> EXERCISE DESCRIPTION: Reproduce exactly the lines below, from the first one through the line containing "angles = np.concatenate(([-30.0], np.linspace(-29.5, 30.0, 43)))", and omit any pictures.
____ SUPPLIED DATA
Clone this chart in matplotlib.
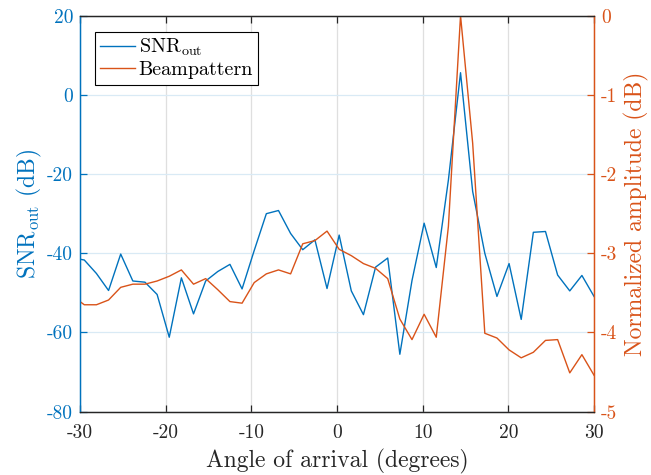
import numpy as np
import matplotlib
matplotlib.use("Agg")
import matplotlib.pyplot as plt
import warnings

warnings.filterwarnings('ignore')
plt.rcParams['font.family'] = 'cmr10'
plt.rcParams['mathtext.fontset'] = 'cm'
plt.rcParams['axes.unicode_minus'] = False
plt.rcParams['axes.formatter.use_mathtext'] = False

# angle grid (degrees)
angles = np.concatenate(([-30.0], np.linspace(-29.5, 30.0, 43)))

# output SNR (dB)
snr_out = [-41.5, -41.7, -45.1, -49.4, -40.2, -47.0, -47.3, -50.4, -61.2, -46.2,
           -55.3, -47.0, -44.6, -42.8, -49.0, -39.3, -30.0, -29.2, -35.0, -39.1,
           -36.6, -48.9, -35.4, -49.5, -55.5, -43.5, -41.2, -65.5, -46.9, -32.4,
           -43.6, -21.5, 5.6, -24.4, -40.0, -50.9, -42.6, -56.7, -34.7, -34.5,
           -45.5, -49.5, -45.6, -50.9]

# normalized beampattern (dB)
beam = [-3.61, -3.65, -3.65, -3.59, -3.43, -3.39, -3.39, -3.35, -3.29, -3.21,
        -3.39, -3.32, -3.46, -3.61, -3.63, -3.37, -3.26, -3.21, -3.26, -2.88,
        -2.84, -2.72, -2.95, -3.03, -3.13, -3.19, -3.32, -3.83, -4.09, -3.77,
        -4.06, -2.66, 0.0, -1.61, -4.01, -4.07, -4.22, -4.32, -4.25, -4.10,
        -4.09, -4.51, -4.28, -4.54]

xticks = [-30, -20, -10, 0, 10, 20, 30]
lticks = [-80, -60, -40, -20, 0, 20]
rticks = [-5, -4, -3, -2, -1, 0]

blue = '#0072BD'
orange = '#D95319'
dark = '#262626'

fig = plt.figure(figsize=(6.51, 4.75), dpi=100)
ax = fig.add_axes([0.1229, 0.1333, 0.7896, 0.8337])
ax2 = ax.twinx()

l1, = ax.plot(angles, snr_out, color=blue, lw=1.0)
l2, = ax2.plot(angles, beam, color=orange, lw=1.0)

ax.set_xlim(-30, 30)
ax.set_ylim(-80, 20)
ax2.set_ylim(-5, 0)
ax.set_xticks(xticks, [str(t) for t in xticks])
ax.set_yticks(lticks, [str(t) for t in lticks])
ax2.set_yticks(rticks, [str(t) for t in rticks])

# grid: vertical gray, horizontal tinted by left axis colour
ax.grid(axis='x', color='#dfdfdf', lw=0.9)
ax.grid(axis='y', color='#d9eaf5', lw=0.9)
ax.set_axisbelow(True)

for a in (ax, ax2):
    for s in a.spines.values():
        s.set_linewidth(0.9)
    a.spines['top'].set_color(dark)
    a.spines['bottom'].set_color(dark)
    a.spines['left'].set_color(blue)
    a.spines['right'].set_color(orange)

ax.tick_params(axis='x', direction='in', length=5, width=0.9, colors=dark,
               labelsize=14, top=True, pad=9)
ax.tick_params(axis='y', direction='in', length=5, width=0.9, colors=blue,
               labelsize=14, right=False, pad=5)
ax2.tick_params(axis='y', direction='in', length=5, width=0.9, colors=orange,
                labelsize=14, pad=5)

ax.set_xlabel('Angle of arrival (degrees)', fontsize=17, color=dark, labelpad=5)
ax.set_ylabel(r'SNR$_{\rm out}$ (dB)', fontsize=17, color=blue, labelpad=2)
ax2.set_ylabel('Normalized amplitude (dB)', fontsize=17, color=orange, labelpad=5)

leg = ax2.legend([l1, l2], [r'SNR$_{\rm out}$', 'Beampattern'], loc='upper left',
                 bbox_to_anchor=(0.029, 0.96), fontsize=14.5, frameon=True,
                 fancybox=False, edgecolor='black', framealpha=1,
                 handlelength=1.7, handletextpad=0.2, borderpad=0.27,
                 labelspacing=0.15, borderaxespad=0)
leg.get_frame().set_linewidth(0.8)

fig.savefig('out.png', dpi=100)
________
> TASK RESULT:
Clone this chart in matplotlib.
import numpy as np
import matplotlib
matplotlib.use("Agg")
import matplotlib.pyplot as plt
import warnings

warnings.filterwarnings('ignore')
plt.rcParams['font.family'] = 'cmr10'
plt.rcParams['mathtext.fontset'] = 'cm'
plt.rcParams['axes.unicode_minus'] = False
plt.rcParams['axes.formatter.use_mathtext'] = False

# angle grid (degrees)
angles = np.concatenate(([-30.0], np.linspace(-29.5, 30.0, 43)))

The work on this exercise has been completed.